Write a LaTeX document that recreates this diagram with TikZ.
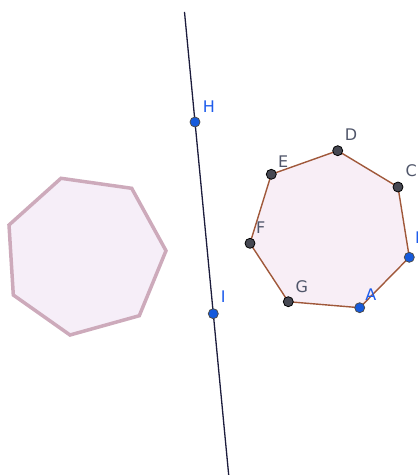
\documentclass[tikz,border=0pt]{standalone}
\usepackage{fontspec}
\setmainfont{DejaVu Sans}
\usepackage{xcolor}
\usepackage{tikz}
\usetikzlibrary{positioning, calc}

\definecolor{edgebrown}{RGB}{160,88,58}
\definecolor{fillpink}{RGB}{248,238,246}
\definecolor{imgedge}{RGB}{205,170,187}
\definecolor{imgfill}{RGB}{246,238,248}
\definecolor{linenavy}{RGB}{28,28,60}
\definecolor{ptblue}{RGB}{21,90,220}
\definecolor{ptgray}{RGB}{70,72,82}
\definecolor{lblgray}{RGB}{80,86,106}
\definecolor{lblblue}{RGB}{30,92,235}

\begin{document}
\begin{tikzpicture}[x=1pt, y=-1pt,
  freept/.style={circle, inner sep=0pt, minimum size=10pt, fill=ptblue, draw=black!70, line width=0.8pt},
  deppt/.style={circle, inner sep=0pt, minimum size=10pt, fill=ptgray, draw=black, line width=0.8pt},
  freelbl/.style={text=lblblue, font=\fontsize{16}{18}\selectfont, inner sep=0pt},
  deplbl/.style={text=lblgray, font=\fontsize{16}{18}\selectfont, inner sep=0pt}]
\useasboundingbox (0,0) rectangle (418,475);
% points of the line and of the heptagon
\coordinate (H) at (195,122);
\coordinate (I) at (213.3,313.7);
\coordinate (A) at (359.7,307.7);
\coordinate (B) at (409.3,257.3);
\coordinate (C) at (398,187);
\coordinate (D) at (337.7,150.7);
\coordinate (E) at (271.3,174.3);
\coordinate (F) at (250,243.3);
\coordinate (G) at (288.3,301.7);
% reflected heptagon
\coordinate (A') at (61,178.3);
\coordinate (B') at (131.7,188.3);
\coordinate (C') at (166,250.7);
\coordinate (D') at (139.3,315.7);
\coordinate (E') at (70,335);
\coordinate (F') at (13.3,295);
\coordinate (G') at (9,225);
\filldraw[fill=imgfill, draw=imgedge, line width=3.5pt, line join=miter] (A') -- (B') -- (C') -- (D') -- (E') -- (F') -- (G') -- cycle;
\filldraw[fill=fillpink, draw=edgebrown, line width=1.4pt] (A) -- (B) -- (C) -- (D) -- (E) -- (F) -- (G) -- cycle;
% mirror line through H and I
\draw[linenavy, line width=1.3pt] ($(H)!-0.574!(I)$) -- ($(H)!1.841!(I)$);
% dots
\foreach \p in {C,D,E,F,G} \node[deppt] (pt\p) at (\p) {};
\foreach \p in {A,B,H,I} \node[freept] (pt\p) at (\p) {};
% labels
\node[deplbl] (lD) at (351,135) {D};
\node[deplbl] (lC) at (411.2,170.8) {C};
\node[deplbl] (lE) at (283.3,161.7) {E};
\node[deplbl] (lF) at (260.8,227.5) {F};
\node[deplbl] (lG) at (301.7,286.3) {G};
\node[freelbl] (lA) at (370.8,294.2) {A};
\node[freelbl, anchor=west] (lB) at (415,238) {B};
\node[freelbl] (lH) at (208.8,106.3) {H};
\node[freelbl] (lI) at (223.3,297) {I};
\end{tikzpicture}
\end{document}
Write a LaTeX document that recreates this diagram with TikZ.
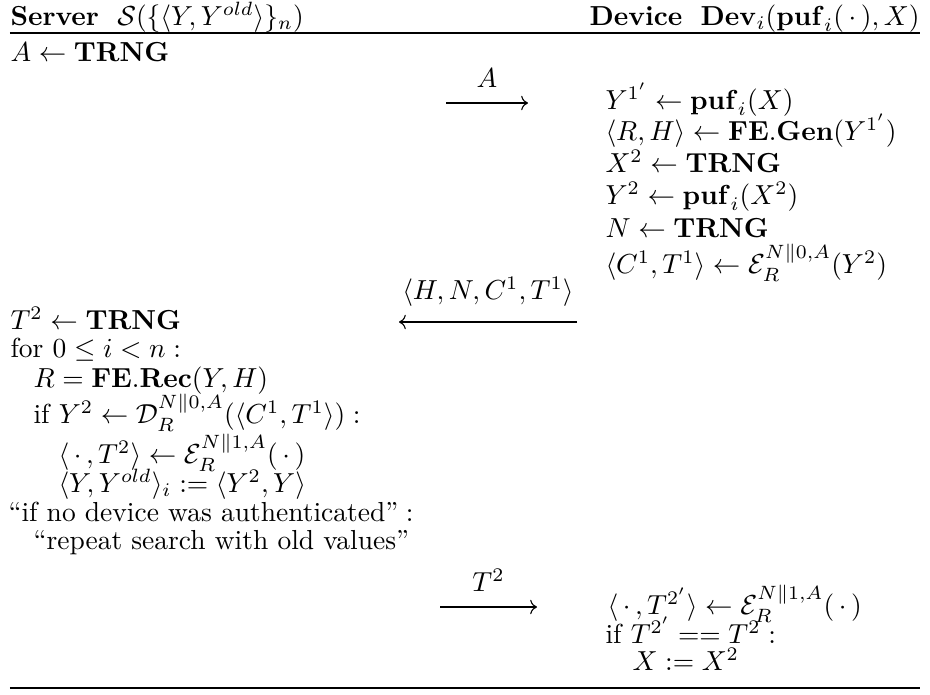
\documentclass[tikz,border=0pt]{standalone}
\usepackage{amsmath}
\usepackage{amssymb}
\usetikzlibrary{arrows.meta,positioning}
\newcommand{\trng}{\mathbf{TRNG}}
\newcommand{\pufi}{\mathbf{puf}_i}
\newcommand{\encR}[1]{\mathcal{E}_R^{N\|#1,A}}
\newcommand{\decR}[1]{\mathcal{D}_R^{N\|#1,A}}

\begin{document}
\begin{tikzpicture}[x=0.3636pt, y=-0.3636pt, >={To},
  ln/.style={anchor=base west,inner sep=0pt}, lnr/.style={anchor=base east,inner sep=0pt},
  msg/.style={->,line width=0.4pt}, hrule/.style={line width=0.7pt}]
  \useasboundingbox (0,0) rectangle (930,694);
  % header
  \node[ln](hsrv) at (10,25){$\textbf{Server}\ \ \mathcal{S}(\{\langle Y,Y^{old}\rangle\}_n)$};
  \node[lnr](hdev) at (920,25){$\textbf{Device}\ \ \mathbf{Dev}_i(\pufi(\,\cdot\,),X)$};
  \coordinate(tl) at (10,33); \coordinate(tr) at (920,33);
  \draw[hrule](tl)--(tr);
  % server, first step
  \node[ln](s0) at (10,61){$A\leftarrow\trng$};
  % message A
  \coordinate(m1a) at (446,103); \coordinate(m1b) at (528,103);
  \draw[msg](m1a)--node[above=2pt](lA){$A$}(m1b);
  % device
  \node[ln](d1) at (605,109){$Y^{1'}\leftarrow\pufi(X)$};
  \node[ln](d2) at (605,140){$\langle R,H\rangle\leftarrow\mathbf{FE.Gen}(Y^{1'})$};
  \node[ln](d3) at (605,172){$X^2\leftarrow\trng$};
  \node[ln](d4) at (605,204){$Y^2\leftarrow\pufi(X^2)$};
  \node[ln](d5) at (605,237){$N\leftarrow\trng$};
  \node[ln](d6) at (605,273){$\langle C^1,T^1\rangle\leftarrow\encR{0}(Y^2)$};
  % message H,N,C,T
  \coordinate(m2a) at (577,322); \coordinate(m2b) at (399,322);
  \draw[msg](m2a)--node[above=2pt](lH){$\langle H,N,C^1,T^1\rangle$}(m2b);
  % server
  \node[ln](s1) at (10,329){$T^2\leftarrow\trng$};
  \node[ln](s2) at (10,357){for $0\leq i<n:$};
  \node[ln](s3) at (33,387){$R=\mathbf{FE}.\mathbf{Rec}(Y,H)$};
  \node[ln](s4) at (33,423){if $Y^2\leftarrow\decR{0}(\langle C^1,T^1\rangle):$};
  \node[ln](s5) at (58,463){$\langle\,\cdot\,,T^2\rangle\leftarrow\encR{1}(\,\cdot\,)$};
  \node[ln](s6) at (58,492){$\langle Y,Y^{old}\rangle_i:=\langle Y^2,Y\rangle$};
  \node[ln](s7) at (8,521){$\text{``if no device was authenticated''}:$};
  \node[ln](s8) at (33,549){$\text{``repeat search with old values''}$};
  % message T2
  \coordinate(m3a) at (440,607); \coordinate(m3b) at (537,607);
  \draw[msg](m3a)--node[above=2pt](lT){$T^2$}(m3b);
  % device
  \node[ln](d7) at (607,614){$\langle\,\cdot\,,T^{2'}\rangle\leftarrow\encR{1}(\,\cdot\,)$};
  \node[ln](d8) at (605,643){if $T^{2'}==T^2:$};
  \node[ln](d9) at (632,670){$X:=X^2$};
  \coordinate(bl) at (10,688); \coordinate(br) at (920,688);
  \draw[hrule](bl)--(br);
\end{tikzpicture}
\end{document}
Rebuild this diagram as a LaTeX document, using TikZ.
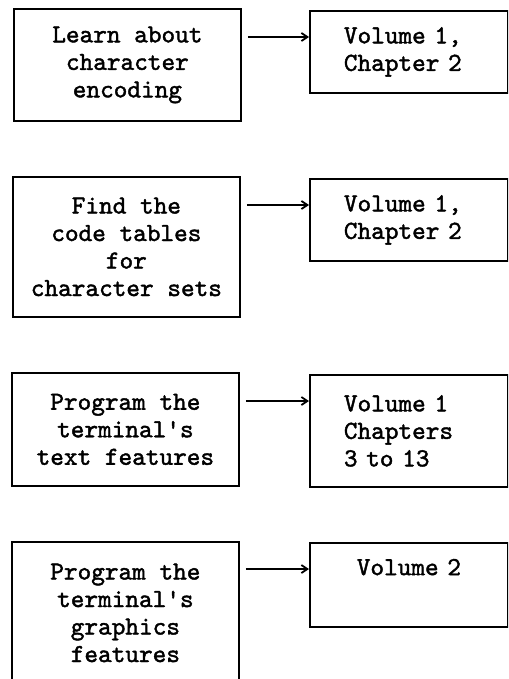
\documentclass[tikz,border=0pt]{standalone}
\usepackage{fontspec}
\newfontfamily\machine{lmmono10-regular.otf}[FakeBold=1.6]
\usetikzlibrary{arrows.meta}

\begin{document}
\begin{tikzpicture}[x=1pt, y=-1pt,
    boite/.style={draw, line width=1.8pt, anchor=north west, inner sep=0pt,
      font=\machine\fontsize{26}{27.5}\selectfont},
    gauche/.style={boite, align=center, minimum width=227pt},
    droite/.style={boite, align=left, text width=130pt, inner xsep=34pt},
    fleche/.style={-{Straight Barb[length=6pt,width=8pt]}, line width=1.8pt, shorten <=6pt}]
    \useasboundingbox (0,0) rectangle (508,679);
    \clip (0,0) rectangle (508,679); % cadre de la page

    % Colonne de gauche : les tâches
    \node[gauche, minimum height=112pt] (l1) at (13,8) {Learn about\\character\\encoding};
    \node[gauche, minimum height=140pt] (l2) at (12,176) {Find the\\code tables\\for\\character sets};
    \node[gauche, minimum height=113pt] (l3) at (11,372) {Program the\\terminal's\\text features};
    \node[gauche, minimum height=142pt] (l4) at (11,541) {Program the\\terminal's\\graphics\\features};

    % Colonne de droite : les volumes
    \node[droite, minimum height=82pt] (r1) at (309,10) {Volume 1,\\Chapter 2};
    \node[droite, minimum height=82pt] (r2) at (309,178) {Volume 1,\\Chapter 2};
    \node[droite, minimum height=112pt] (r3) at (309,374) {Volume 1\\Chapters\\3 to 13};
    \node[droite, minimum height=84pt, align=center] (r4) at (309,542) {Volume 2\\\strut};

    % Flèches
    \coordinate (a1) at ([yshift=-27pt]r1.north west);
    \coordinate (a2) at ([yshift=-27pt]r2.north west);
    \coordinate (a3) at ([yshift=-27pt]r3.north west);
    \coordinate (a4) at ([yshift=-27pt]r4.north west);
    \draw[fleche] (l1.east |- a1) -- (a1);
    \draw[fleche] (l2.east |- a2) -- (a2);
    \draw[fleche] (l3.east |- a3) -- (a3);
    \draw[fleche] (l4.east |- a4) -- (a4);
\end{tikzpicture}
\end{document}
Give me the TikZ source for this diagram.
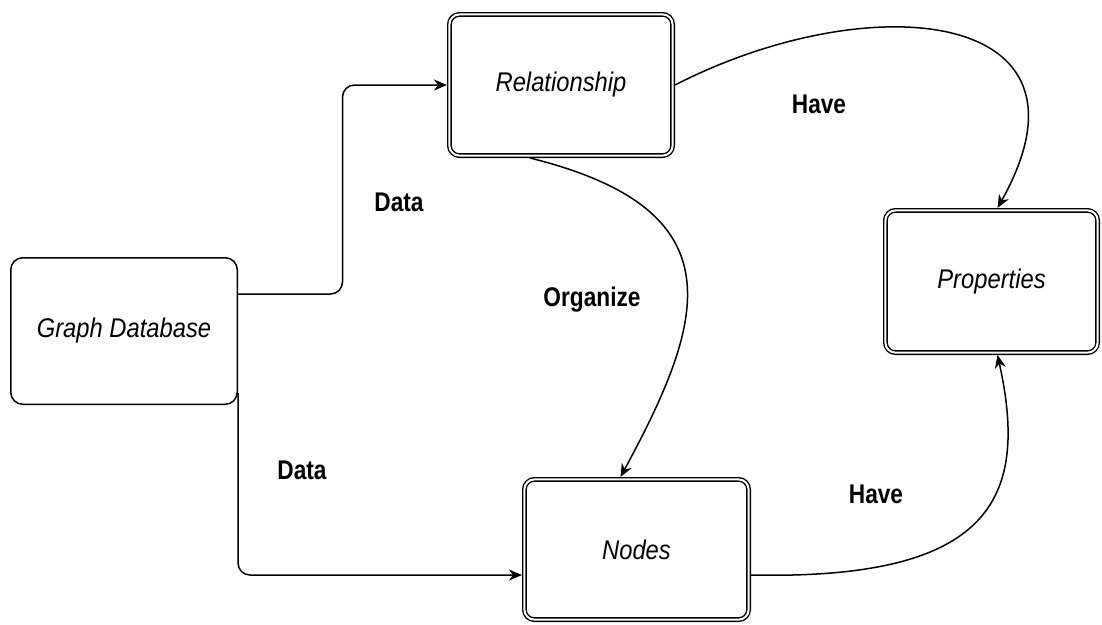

____

▶ [GOAL] Take the lines above starting at the one containing "Rebuild this diagram" and ending at the one containing "minimum height=84pt, align=center]", and print them again exactly, without pictures.

▶ [COMPLETE OUTPUT]
Rebuild this diagram as a LaTeX document, using TikZ.
\documentclass[tikz,border=0pt]{standalone}
\usepackage{fontspec}
\newfontfamily\machine{lmmono10-regular.otf}[FakeBold=1.6]
\usetikzlibrary{arrows.meta}

\begin{document}
\begin{tikzpicture}[x=1pt, y=-1pt,
    boite/.style={draw, line width=1.8pt, anchor=north west, inner sep=0pt,
      font=\machine\fontsize{26}{27.5}\selectfont},
    gauche/.style={boite, align=center, minimum width=227pt},
    droite/.style={boite, align=left, text width=130pt, inner xsep=34pt},
    fleche/.style={-{Straight Barb[length=6pt,width=8pt]}, line width=1.8pt, shorten <=6pt}]
    \useasboundingbox (0,0) rectangle (508,679);
    \clip (0,0) rectangle (508,679); % cadre de la page

    % Colonne de gauche : les tâches
    \node[gauche, minimum height=112pt] (l1) at (13,8) {Learn about\\character\\encoding};
    \node[gauche, minimum height=140pt] (l2) at (12,176) {Find the\\code tables\\for\\character sets};
    \node[gauche, minimum height=113pt] (l3) at (11,372) {Program the\\terminal's\\text features};
    \node[gauche, minimum height=142pt] (l4) at (11,541) {Program the\\terminal's\\graphics\\features};

    % Colonne de droite : les volumes
    \node[droite, minimum height=82pt] (r1) at (309,10) {Volume 1,\\Chapter 2};
    \node[droite, minimum height=82pt] (r2) at (309,178) {Volume 1,\\Chapter 2};
    \node[droite, minimum height=112pt] (r3) at (309,374) {Volume 1\\Chapters\\3 to 13};
    \node[droite, minimum height=84pt, align=center] (r4) at (309,542) {Volume 2\\\strut};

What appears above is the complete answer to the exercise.